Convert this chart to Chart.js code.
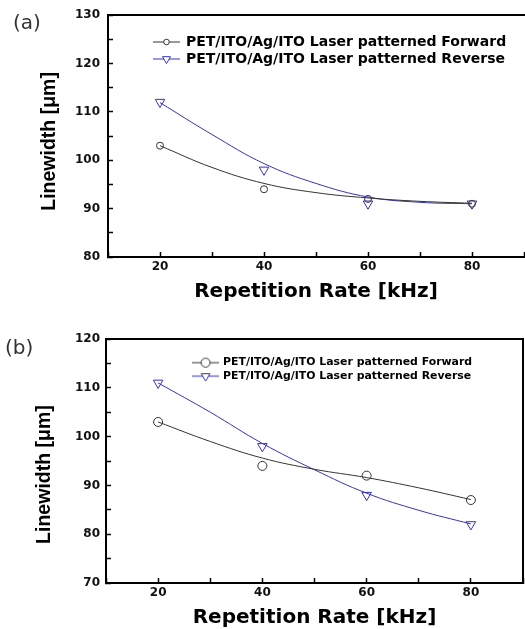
<!DOCTYPE html>
<html>
<head>
<meta charset="utf-8">
<script src="https://cdn.jsdelivr.net/npm/chart.js@4.4.1/dist/chart.umd.min.js"></script>
<style>
body{margin:0;background:#fff;width:525px;height:629px;position:relative;overflow:hidden}
canvas{position:absolute;left:0}
#ca{top:0}
#cb{top:300px}
.lab{position:absolute;font:20px "DejaVu Sans";color:#333;line-height:24px}
</style>
</head>
<body>
<canvas id="ca" width="525" height="310"></canvas>
<canvas id="cb" width="525" height="329"></canvas>
<div class="lab" style="left:13px;top:10px">(a)</div>
<div class="lab" style="left:5px;top:335px">(b)</div>
<script>

// measured points
let xPts=[20,40,60,80];
let fwdA=[103,94,92,91];
let revA=[112,98,91,91];
let fwdB=[103,94,92,87];
let revB=[111,98,88,82];

// fitted curves
let xFit=[20,30,40,50,60,70,80];
let fitFwdA=[103,98.5,95.2,93.3,92.2,91.5,91.1];
let fitRevA=[111.9,105.3,99.3,95.2,92.4,91.3,91.0];
let fitFwdB=[103,99.0,95.6,93.3,91.6,89.5,87.1];
let fitRevB=[111,105.0,98.6,93.2,88.4,84.9,82.1];

let xTickLabels=[20,40,60,80];
let yTickLabelsA=[80,90,100,110,120,130];
let yTickLabelsB=[70,80,90,100,110,120];

let seriesNames=["PET/ITO/Ag/ITO Laser patterned Forward","PET/ITO/Ag/ITO Laser patterned Reverse"];

let black="#333333";
let blue="#3434b8";

function pairs(xs,ys){
return xs.map((x,i)=>({x:x,y:ys[i]}));
}

function legendIcon(shape,r,color){
let c=document.createElement("canvas");
c.width=27;c.height=14;
let g=c.getContext("2d");
g.strokeStyle=color;g.lineWidth=1;
g.beginPath();g.moveTo(0,7);g.lineTo(27,7);g.stroke();
g.fillStyle="#fff";
g.beginPath();
if(shape=="circle"){
g.arc(13.5,7,r,0,Math.PI*2);
}else{
g.moveTo(13.5-r*0.87,7-r*0.5);
g.lineTo(13.5+r*0.87,7-r*0.5);
g.lineTo(13.5,7+r);
g.closePath();
}
g.fill();g.stroke();
return c;
}

// legend sits inside the plot box, placed by hand
const legendSpot={
id:"legendSpot",
afterLayout(chart,args,opts){
let l=chart.legend;
l.left=opts.x;l.top=opts.y;
l.width=400;l.height=120;
l.right=opts.x+400;l.bottom=opts.y+120;
}
};

// no extra room for edge labels, the box is sized by hand
function noPad(sc){
sc.paddingLeft=0;sc.paddingRight=0;sc.paddingTop=0;sc.paddingBottom=0;
}

function makeChart(id,s){

let tickFont={family:"DejaVu Sans",weight:"bold",size:12};

new Chart(document.getElementById(id),{
type:"scatter",
data:{datasets:[
{data:pairs(xFit,s.fitF),showLine:true,borderColor:black,borderWidth:1,pointRadius:0,tension:0.4},
{data:pairs(xFit,s.fitR),showLine:true,borderColor:blue,borderWidth:1,pointRadius:0,tension:0.4},
{label:seriesNames[0],data:pairs(xPts,s.fwd),pointStyle:"circle",pointRadius:s.cr,pointBorderColor:black,pointBackgroundColor:"rgba(0,0,0,0)",pointBorderWidth:1},
{label:seriesNames[1],data:pairs(xPts,s.rev),pointStyle:"triangle",pointRotation:180,pointRadius:5.5,pointBorderColor:blue,pointBackgroundColor:"rgba(0,0,0,0)",pointBorderWidth:1}
]},
options:{
responsive:false,
animation:false,
layout:{autoPadding:false,padding:{left:0,top:s.top,right:s.right,bottom:0}},
plugins:{
tooltip:{enabled:false},
legendSpot:{x:s.lx,y:s.ly},
legend:{
position:"chartArea",
align:"start",
labels:{
usePointStyle:true,
pointStyleWidth:s.bw,
padding:s.lp,
color:"#000",
font:{family:"DejaVu Sans",weight:"bold",size:s.lf},
generateLabels:()=>[
{text:seriesNames[0],pointStyle:legendIcon("circle",s.lcr,black),fontColor:"#000",lineWidth:0,strokeStyle:"rgba(0,0,0,0)",fillStyle:"rgba(0,0,0,0)",datasetIndex:2},
{text:seriesNames[1],pointStyle:legendIcon("tri",s.ltr,blue),fontColor:"#000",lineWidth:0,strokeStyle:"rgba(0,0,0,0)",fillStyle:"rgba(0,0,0,0)",datasetIndex:3}
]
}
}
},
scales:{
x:{
type:"linear",min:10,max:90,
afterFit(sc){sc.height=s.xh;noPad(sc);},
ticks:{stepSize:10,autoSkip:false,maxRotation:0,padding:8,color:"#111",font:tickFont,
callback:v=>xTickLabels.includes(v)?String(v):""},
grid:{drawOnChartArea:false,tickLength:-5,tickColor:"#000",tickWidth:1.5},
border:{color:"#000",width:2},
title:{display:true,text:"Repetition Rate [kHz]",color:"#000",
font:{family:"DejaVu Sans",weight:"bold",size:20,lineHeight:1},padding:{top:0,bottom:s.xtp}}
},
y:{
min:s.ymin,max:s.ymax,
afterFit(sc){sc.width=s.yw;noPad(sc);},
ticks:{stepSize:5,autoSkip:false,padding:s.ytp,color:"#111",font:tickFont,
callback:v=>s.yLabels.includes(v)?String(v):""},
grid:{drawOnChartArea:false,tickLength:-5,tickColor:"#000",tickWidth:1.5},
border:{color:"#000",width:2},
title:{display:true,text:"Linewidth [μm]"+s.pad,color:"#000",
font:{family:"Liberation Sans",weight:"bold",size:19.5},padding:{top:s.ytt,bottom:0}}
},
x2:{type:"linear",position:"top",afterFit(sc){sc.height=0;noPad(sc);},ticks:{display:false},
grid:{drawOnChartArea:false,drawTicks:false},border:{color:"#000",width:2}},
y2:{type:"linear",position:"right",afterFit(sc){sc.width=0;noPad(sc);},ticks:{display:false},
grid:{drawOnChartArea:false,drawTicks:false},border:{display:s.rb,color:"#000",width:2}}
}
},
plugins:[legendSpot]
});

}

makeChart("ca",{
fwd:fwdA,rev:revA,fitF:fitFwdA,fitR:fitRevA,
ymin:80,ymax:130,yLabels:yTickLabelsA,
top:15,right:1,yw:108,xh:53,xtp:8,ytp:13,ytt:38,pad:"  ",rb:false,
cr:3.5,lx:151,ly:32,bw:25,lp:3,lf:14,lcr:2.8,ltr:4.6
});

makeChart("cb",{
fwd:fwdB,rev:revB,fitF:fitFwdB,fitR:fitRevB,
ymin:70,ymax:120,yLabels:yTickLabelsB,
top:39,right:2,yw:106,xh:46,xtp:1,ytp:11,ytt:33,pad:"     ",rb:true,
cr:4.5,lx:191,ly:54.6,bw:24,lp:2.6,lf:10.9,lcr:4.5,ltr:5
});

</script>
</body>
</html>
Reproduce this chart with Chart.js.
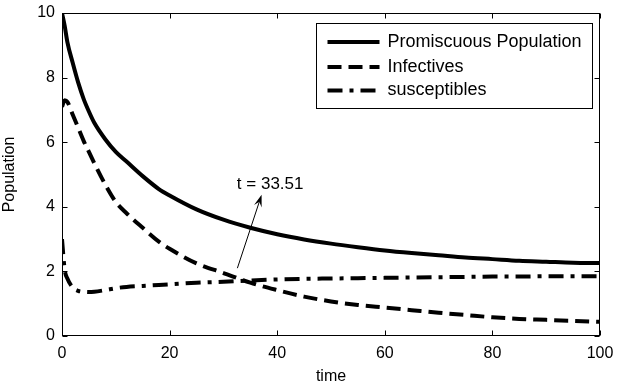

WHAT IS BEING ASKED
Find every line that has "this" in it, then return those lines.

SOLUTION
Convert this chart to Chart.js code.
Reproduce this chart with Chart.js.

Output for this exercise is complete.